“I COULD PARTY NON-STOP with complete strangers in Goa every night for the rest of my life because raves are life.”
Does that phrase fit you?
No? How about this one:
“I would love to be alone in an isolated cabin in the middle of the Canadian Wilderness for the next forty years, or so.”
If that one doesn’t fit you either, chances are, you’re an ambivert. Welcome to the club — it’s big.
Despite it seeming like something a millennial just cooked up to describe another form of bigotry, ambiversion is a term that has been around for some time. Coined in 1947 by German-born psychologist, Hans Eysenck, an “ambivert” includes those who exhibit qualities of both extroversion and introversion.
It’s the less rigid sliding-scale version of its more popular siblings: The Loud One and the Quiet One. You’re the switch-hitter of the group and you like to travel.
1. But traveling alone can be difficult for you.

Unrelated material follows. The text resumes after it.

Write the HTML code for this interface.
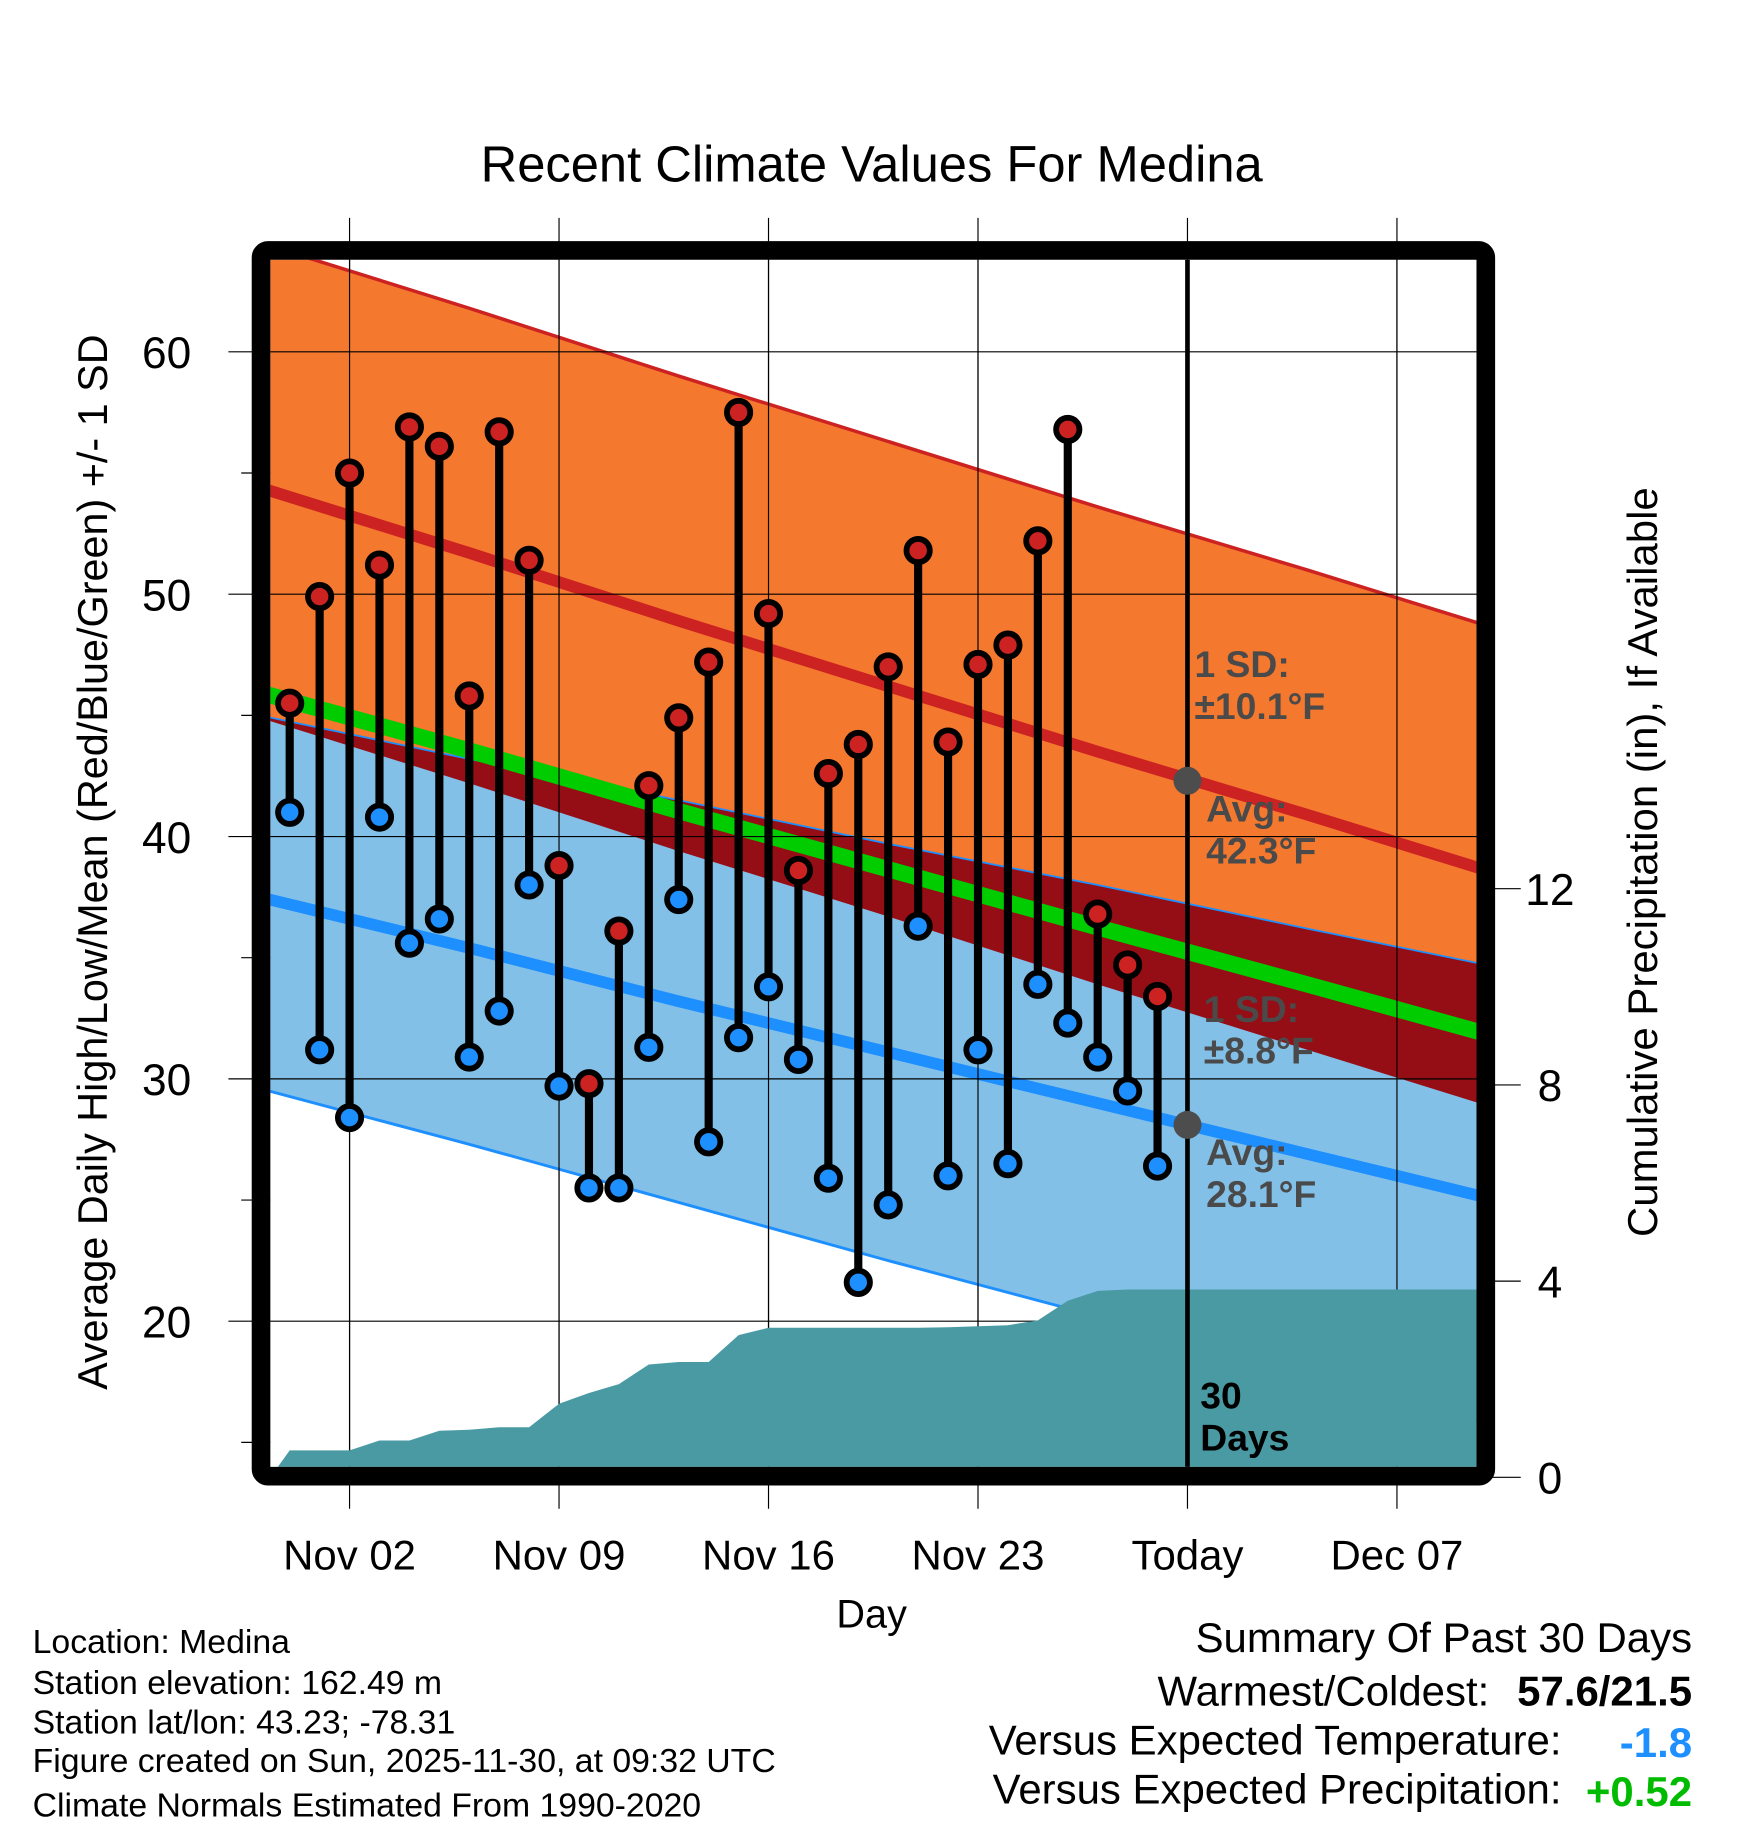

Rewarding as it is, traveling alone can be hard for you. It means breaking out of your perfectly comfortable shell in order to experience the culture and connect with other people. You know this, so you do it anyway.
2. Traveling in groups is worse.
You like to spend time with people, but the thought of getting on a bus with 50 loud tourists and an itinerary that schedules in “Photo-Op” makes you want to throw yourself in front of a songthaew.
3. You are relieved when you notice there is no one else sharing your 4-bed hostel dorm-room.
4. Yet, when you hear laughter from a group of travelers across the hall, you feel lonely.
5. So you decide to join them.
6. You don’t like to talk to groups very much, so you laugh, smile and find where you stand.
7. Once you know where you stand, you can adapt your personality to fit the needs of the group.
There’s a talker? You’re a listener.
8. You’re a social chameleon that likes to make everyone happy.
But you sometimes envy those who always say what they mean.
9. You think before you speak.
Sometimes so much so that by the time you actually say something it can come out sounding forced and mis-timed. Probably followed by a nervous chuckle.
10. You can be charming when you need to be.
But it’s draining and you much prefer real, meaningful conversations with friends.
11. You feel relieved when the conversation moves past “Where are you from? Where have you been? What do you do?”
12. You like to be around people but you don’t necessarily want to talk, so you go to the coffeeshops and bars that have plenty of tables.
13. Being put on the spot in front of a lot of people can make you lock-up.
14. But you like being listened to.
15. You don’t mind the sidelines, but can dance like a new-age goddess when you’re feeling it.
16. And after being around people too long you begin to fantasize about the post-apocalyptic episode in the Twilight Zone where Bemis has “Time Enough At Last” to read all the books in the world without human distraction because everyone’s dead but him.
17. But you see the moral of the story: That scenario sucks, too.
18. You’d rather share a cabin with Myanmese locals on your overnight train to Mandalay, rather than, say, a group of Australians on holiday.
Because after a few brief exchanges with the local, all the conversation neither of you know has been exhausted and the rest of the trip will be spent in mutual isolation making sure you don’t fall off your bunk. Not so, with, say, Australians. Not so.
19. Part of you wishes you could party like an Australian.
Because, you’re a human. And humans are all over the map.